-- Problem requirements --
Without the pictures, can you quote each line below exactly?

-- Data provided --
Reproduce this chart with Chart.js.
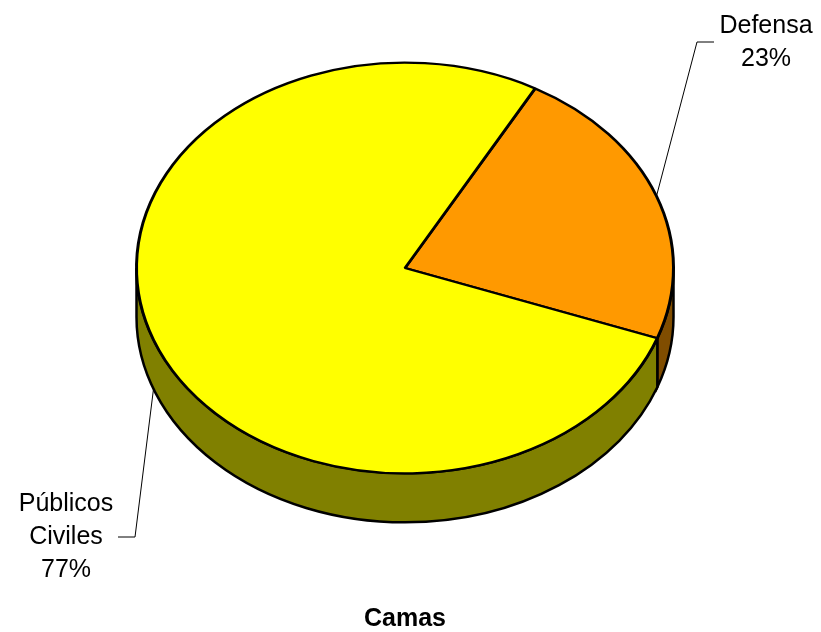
<!DOCTYPE html>
<html>
<head>
<meta charset="utf-8">
<style>
html, body { margin: 0; padding: 0; background: #fff; }
#wrap { width: 821px; height: 632px; }
</style>
<script src="https://cdn.jsdelivr.net/npm/chart.js@4/dist/chart.umd.min.js"></script>
</head>
<body>
<div id="wrap"><canvas id="pie"></canvas></div>
<script>
var categories = ['Defensa', 'Públicos Civiles'];
var values = [22.5, 77.5];
var percentLabels = ['23%', '77%'];
var topColors = ['#FF9900', '#FFFF00'];
var sideColors = ['#804D00', '#808000'];
var chartTitle = 'Camas';

// look of the tilted pie
var centerX = 405, centerY = 268;
var squash = 206.5 / 270;
var depth = 49;
var font = '25px "Liberation Sans", Arial, sans-serif';

function tilt(ctx, el) {
    ctx.translate(centerX, centerY);
    ctx.scale(1, squash);
    ctx.translate(-el.x, -el.y);
}

// side wall, only the part of the rim facing the viewer
function drawWall(ctx, el, fill) {
    var r = el.outerRadius;
    var full = Math.PI * 2;
    var a = el.startAngle, b = el.endAngle;
    [[0, Math.PI], [full, full + Math.PI], [-full, -Math.PI]].forEach(function (w) {
        var s = Math.max(a, w[0]), e = Math.min(b, w[1]);
        if (e <= s) return;
        ctx.beginPath();
        ctx.ellipse(centerX, centerY, r, r * squash, 0, s - w[0], e - w[0]);
        ctx.ellipse(centerX, centerY + depth, r, r * squash, 0, e - w[0], s - w[0], true);
        ctx.closePath();
        ctx.fillStyle = fill;
        ctx.fill();
        ctx.lineWidth = 2.5;
        ctx.strokeStyle = '#000';
        ctx.stroke();
    });
}

var tiltedPie = {
    id: 'tiltedPie',
    beforeDatasetsDraw: function (chart) {
        var ctx = chart.ctx;
        var arcs = chart.getDatasetMeta(0).data;
        arcs.forEach(function (el, i) { drawWall(ctx, el, sideColors[i]); });
        ctx.save();
        tilt(ctx, arcs[0]);
    },
    afterDatasetsDraw: function (chart) {
        var ctx = chart.ctx;
        ctx.restore();
        var arcs = chart.getDatasetMeta(0).data;
        ctx.save();
        ctx.font = font;
        ctx.fillStyle = '#000';
        ctx.textAlign = 'center';
        ctx.textBaseline = 'middle';
        ctx.strokeStyle = '#000';
        ctx.lineWidth = 1;

        // Defensa: leader from the middle of the slice up to the label
        var mid0 = (arcs[0].startAngle + arcs[0].endAngle) / 2;
        var r = arcs[0].outerRadius;
        ctx.beginPath();
        ctx.moveTo(centerX + r * Math.cos(mid0), centerY + r * squash * Math.sin(mid0));
        ctx.lineTo(697, 42);
        ctx.lineTo(714, 42);
        ctx.stroke();
        ctx.fillText(categories[0], 766, 26);
        ctx.fillText(percentLabels[0], 766, 59);

        // Públicos Civiles: leader starts on the lower rim
        var mid1 = (arcs[1].startAngle + arcs[1].endAngle) / 2;
        ctx.beginPath();
        ctx.moveTo(centerX + r * Math.cos(mid1), centerY + depth + r * squash * Math.sin(mid1));
        ctx.lineTo(135, 537);
        ctx.lineTo(118, 537);
        ctx.stroke();
        var words = categories[1].split(' ');
        ctx.fillText(words[0], 66, 504);
        ctx.fillText(words[1], 66, 537);
        ctx.fillText(percentLabels[1], 66, 570);
        ctx.restore();
    }
};

new Chart(document.getElementById('pie'), {
    type: 'pie',
    data: {
        labels: categories,
        datasets: [{
            data: values,
            backgroundColor: topColors,
            borderColor: '#000',
            borderWidth: 3,
            borderAlign: 'center',
            hoverOffset: 0
        }]
    },
    plugins: [tiltedPie],
    options: {
        responsive: true,
        maintainAspectRatio: false,
        animation: false,
        rotation: 29,
        layout: { padding: { left: 135, right: 146, top: 10, bottom: 0 } },
        plugins: {
            legend: { display: false },
            tooltip: { enabled: false },
            title: {
                display: true,
                text: chartTitle,
                position: 'bottom',
                color: '#000',
                font: { family: '"Liberation Sans", Arial, sans-serif', size: 25, weight: 'bold', lineHeight: 1 },
                padding: { top: 0, bottom: 0 }
            }
        }
    }
});
</script>
</body>
</html>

-- Exercise answer --
Reproduce this chart with Chart.js.
<!DOCTYPE html>
<html>
<head>
<meta charset="utf-8">
<style>
html, body { margin: 0; padding: 0; background: #fff; }
#wrap { width: 821px; height: 632px; }
</style>
<script src="https://cdn.jsdelivr.net/npm/chart.js@4/dist/chart.umd.min.js"></script>
</head>
<body>
<div id="wrap"><canvas id="pie"></canvas></div>
<script>
var categories = ['Defensa', 'Públicos Civiles'];
var values = [22.5, 77.5];
var percentLabels = ['23%', '77%'];
var topColors = ['#FF9900', '#FFFF00'];
var sideColors = ['#804D00', '#808000'];
var chartTitle = 'Camas';

// look of the tilted pie
var centerX = 405, centerY = 268;
var squash = 206.5 / 270;
var depth = 49;
var font = '25px "Liberation Sans", Arial, sans-serif';

function tilt(ctx, el) {
    ctx.translate(centerX, centerY);
    ctx.scale(1, squash);
    ctx.translate(-el.x, -el.y);
}

// side wall, only the part of the rim facing the viewer
function drawWall(ctx, el, fill) {
    var r = el.outerRadius;
    var full = Math.PI * 2;
    var a = el.startAngle, b = el.endAngle;
    [[0, Math.PI], [full, full + Math.PI], [-full, -Math.PI]].forEach(function (w) {
        var s = Math.max(a, w[0]), e = Math.min(b, w[1]);
        if (e <= s) return;
        ctx.beginPath();
        ctx.ellipse(centerX, centerY, r, r * squash, 0, s - w[0], e - w[0]);
        ctx.ellipse(centerX, centerY + depth, r, r * squash, 0, e - w[0], s - w[0], true);
        ctx.closePath();
        ctx.fillStyle = fill;
        ctx.fill();
        ctx.lineWidth = 2.5;
        ctx.strokeStyle = '#000';
        ctx.stroke();
    });
}

var tiltedPie = {
    id: 'tiltedPie',
    beforeDatasetsDraw: function (chart) {
        var ctx = chart.ctx;
        var arcs = chart.getDatasetMeta(0).data;
        arcs.forEach(function (el, i) { drawWall(ctx, el, sideColors[i]); });
        ctx.save();
        tilt(ctx, arcs[0]);
    },
    afterDatasetsDraw: function (chart) {
        var ctx = chart.ctx;
        ctx.restore();
        var arcs = chart.getDatasetMeta(0).data;
        ctx.save();
        ctx.font = font;
        ctx.fillStyle = '#000';
        ctx.textAlign = 'center';
        ctx.textBaseline = 'middle';
        ctx.strokeStyle = '#000';
        ctx.lineWidth = 1;

        // Defensa: leader from the middle of the slice up to the label
        var mid0 = (arcs[0].startAngle + arcs[0].endAngle) / 2;
        var r = arcs[0].outerRadius;
        ctx.beginPath();
        ctx.moveTo(centerX + r * Math.cos(mid0), centerY + r * squash * Math.sin(mid0));
        ctx.lineTo(697, 42);
        ctx.lineTo(714, 42);
        ctx.stroke();
        ctx.fillText(categories[0], 766, 26);
        ctx.fillText(percentLabels[0], 766, 59);

        // Públicos Civiles: leader starts on the lower rim
        var mid1 = (arcs[1].startAngle + arcs[1].endAngle) / 2;
        ctx.beginPath();
        ctx.moveTo(centerX + r * Math.cos(mid1), centerY + depth + r * squash * Math.sin(mid1));
        ctx.lineTo(135, 537);
        ctx.lineTo(118, 537);
        ctx.stroke();
        var words = categories[1].split(' ');
        ctx.fillText(words[0], 66, 504);
        ctx.fillText(words[1], 66, 537);
        ctx.fillText(percentLabels[1], 66, 570);
        ctx.restore();
    }
};

new Chart(document.getElementById('pie'), {
    type: 'pie',
    data: {
        labels: categories,
        datasets: [{
            data: values,
            backgroundColor: topColors,
            borderColor: '#000',
            borderWidth: 3,
            borderAlign: 'center',
            hoverOffset: 0
        }]
    },
    plugins: [tiltedPie],
    options: {
        responsive: true,
        maintainAspectRatio: false,
        animation: false,
        rotation: 29,
        layout: { padding: { left: 135, right: 146, top: 10, bottom: 0 } },
        plugins: {
            legend: { display: false },
            tooltip: { enabled: false },
            title: {
                display: true,
                text: chartTitle,
                position: 'bottom',
                color: '#000',
                font: { family: '"Liberation Sans", Arial, sans-serif', size: 25, weight: 'bold', lineHeight: 1 },
                padding: { top: 0, bottom: 0 }
            }
        }
    }
});
</script>
</body>
</html>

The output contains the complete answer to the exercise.